As there is less disposable income and there are many low paid jobs this brings about a big effect on the way the social services work. Social welfare could fall as it would seem that it is acceptable for this to be below a low wage, it may also means that some families fall into the poverty trap, i.e. they are earning less money than if they were on benefit. This means that the government may have to spend more money by supplementing incomes through such schemes as the family income supplement. This then has a n effect on fiscal policy as this scheme has to be funded by the tax payer.
If individuals have less disposable income through low wages this results I a lower demand for consumer goods, if demand is really low this could result in a low amount of economic growth for the country.
The final problem with a low wage market is that firms may and probably will try to increase their profits in the short term. They can do this by becoming less capital intensive and more labour intensive, this will help to increases profits in the short run but may result in a loss of profits in the long run as the businesses doesn’t strive to become more efficient and invest in new technology.
Britain is a mixed wage economy it is neither high wage nor low wage there are however big advantage and disadvantages of both.
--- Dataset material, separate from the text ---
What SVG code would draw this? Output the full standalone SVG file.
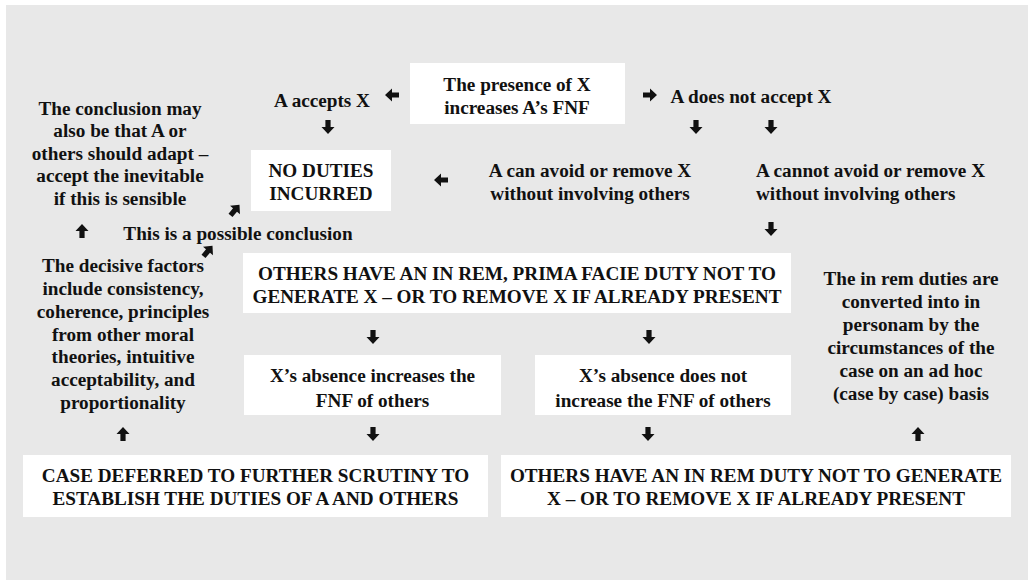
<svg xmlns="http://www.w3.org/2000/svg" xmlns:xlink="http://www.w3.org/1999/xlink" width="1028" height="580" viewBox="0 0 1028 580" font-family="Liberation Serif, serif">
<style>
  .bg { fill: #ffffff; }
  .panel { fill: #e8e8e8; }
  .box { fill: #ffffff; }
  text { font-family: 'Liberation Serif', serif; font-weight: bold; font-size: 19.2px; fill: #111111; }
  .c { text-anchor: middle; }
  .s { text-anchor: start; }
  .arr { fill: #111111; }
</style>
<defs>
  <path id="arr" d="M-7,-2.6 H0 V-6.5 L7,0 L0,6.5 V2.6 H-7 Z"/>
</defs>
<rect class="bg" x="0" y="0" width="1028" height="580"/>
<rect class="panel" x="6" y="5" width="1022" height="575"/>

<g id="presence">
  <rect class="box" x="410" y="63" width="215" height="61"/>
  <text class="c" x="517" y="91">The presence of X</text>
  <text class="c" x="517" y="114">increases A’s FNF</text>
</g>
<g id="accepts">
  <text class="c" x="322" y="107">A accepts X</text>
</g>
<g id="not-accept">
  <text class="c" x="751" y="103">A does not accept X</text>
</g>
<g id="no-duties">
  <rect class="box" x="251" y="150" width="140" height="61"/>
  <text class="c" x="321" y="177">NO DUTIES</text>
  <text class="c" x="321" y="200">INCURRED</text>
</g>
<g id="can-avoid">
  <text class="c" x="590" y="177">A can avoid or remove X</text>
  <text class="c" x="590" y="200">without involving others</text>
</g>
<g id="cannot-avoid">
  <text class="s" x="756" y="177">A cannot avoid or remove X</text>
  <text class="s" x="756" y="200">without involving others</text>
</g>
<g id="adapt">
  <text class="c" x="120" y="115">The conclusion may</text>
  <text class="c" x="120" y="137">also be that A or</text>
  <text class="c" x="120" y="160">others should adapt –</text>
  <text class="c" x="120" y="182">accept the inevitable</text>
  <text class="c" x="120" y="205">if this is sensible</text>
</g>
<g id="possible">
  <text class="c" x="238" y="240">This is a possible conclusion</text>
</g>
<g id="prima-facie">
  <rect class="box" x="243" y="253" width="548" height="60"/>
  <text class="c" x="517" y="280">OTHERS HAVE AN IN REM, PRIMA FACIE DUTY NOT TO</text>
  <text class="c" x="517" y="303">GENERATE  X – OR TO REMOVE X IF ALREADY PRESENT</text>
</g>
<g id="factors">
  <text class="c" x="123" y="272">The decisive factors</text>
  <text class="c" x="123" y="295">include consistency,</text>
  <text class="c" x="123" y="318">coherence, principles</text>
  <text class="c" x="123" y="341">from other moral</text>
  <text class="c" x="123" y="363">theories, intuitive</text>
  <text class="c" x="123" y="386">acceptability, and</text>
  <text class="c" x="123" y="409">proportionality</text>
</g>
<g id="absence-increases">
  <rect class="box" x="244" y="355" width="257" height="60"/>
  <text class="c" x="372.5" y="382">X’s absence increases the</text>
  <text class="c" x="372.5" y="407">FNF of others</text>
</g>
<g id="absence-not">
  <rect class="box" x="535" y="355" width="256" height="60"/>
  <text class="c" x="663" y="382">X’s absence does not</text>
  <text class="c" x="663" y="407">increase the FNF of others</text>
</g>
<g id="in-rem-converted">
  <text class="c" x="911" y="285">The in rem duties are</text>
  <text class="c" x="911" y="308">converted into in</text>
  <text class="c" x="911" y="331">personam by the</text>
  <text class="c" x="911" y="354">circumstances of the</text>
  <text class="c" x="911" y="377">case on an ad hoc</text>
  <text class="c" x="911" y="400">(case by case) basis</text>
</g>
<g id="deferred">
  <rect class="box" x="23" y="455" width="465" height="62"/>
  <text class="c" x="255.5" y="482">CASE DEFERRED TO FURTHER SCRUTINY TO</text>
  <text class="c" x="255.5" y="505">ESTABLISH THE DUTIES OF A AND OTHERS</text>
</g>
<g id="in-rem-duty">
  <rect class="box" x="501" y="455" width="510" height="62"/>
  <text class="c" x="756" y="482">OTHERS HAVE AN IN REM DUTY NOT TO GENERATE</text>
  <text class="c" x="756" y="505">X – OR TO REMOVE X IF ALREADY PRESENT</text>
</g>

<g id="connectors" class="arr">
  <use xlink:href="#arr" transform="translate(392,95) rotate(180)"/>
  <use xlink:href="#arr" transform="translate(650,95)"/>
  <use xlink:href="#arr" transform="translate(328,127) rotate(90)"/>
  <use xlink:href="#arr" transform="translate(696,127) rotate(90)"/>
  <use xlink:href="#arr" transform="translate(771,127) rotate(90)"/>
  <use xlink:href="#arr" transform="translate(441,180) rotate(180)"/>
  <use xlink:href="#arr" transform="translate(771,229) rotate(90)"/>
  <use xlink:href="#arr" transform="translate(82,231) rotate(-90)"/>
  <use xlink:href="#arr" transform="translate(235,210) rotate(-50)"/>
  <use xlink:href="#arr" transform="translate(208,251) rotate(-50)"/>
  <use xlink:href="#arr" transform="translate(373,337) rotate(90)"/>
  <use xlink:href="#arr" transform="translate(649,337) rotate(90)"/>
  <use xlink:href="#arr" transform="translate(123,434) rotate(-90)"/>
  <use xlink:href="#arr" transform="translate(373,434) rotate(90)"/>
  <use xlink:href="#arr" transform="translate(648,434) rotate(90)"/>
  <use xlink:href="#arr" transform="translate(918,434) rotate(-90)"/>
</g>
</svg>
For its size Britain is quite amazing, it is one of the world leaders when it comes to industry and is possibly the money centre of the world. The way forward for Britain is to keep the delicate balance between low wages and high wages, it is from this delicate balance that Britain manages to extract both the advantages and disadvantages of each type of wage economy. Through the embracement of new technologies we can continue to keep efficiency high along with wages. The Internet will be a powerful tool in helping firms to communicate and improve efficiency. Whilst keeping high wage jobs we need to make sure that not all low wage jobs are wiped out as it is these that help to keep inflation under control.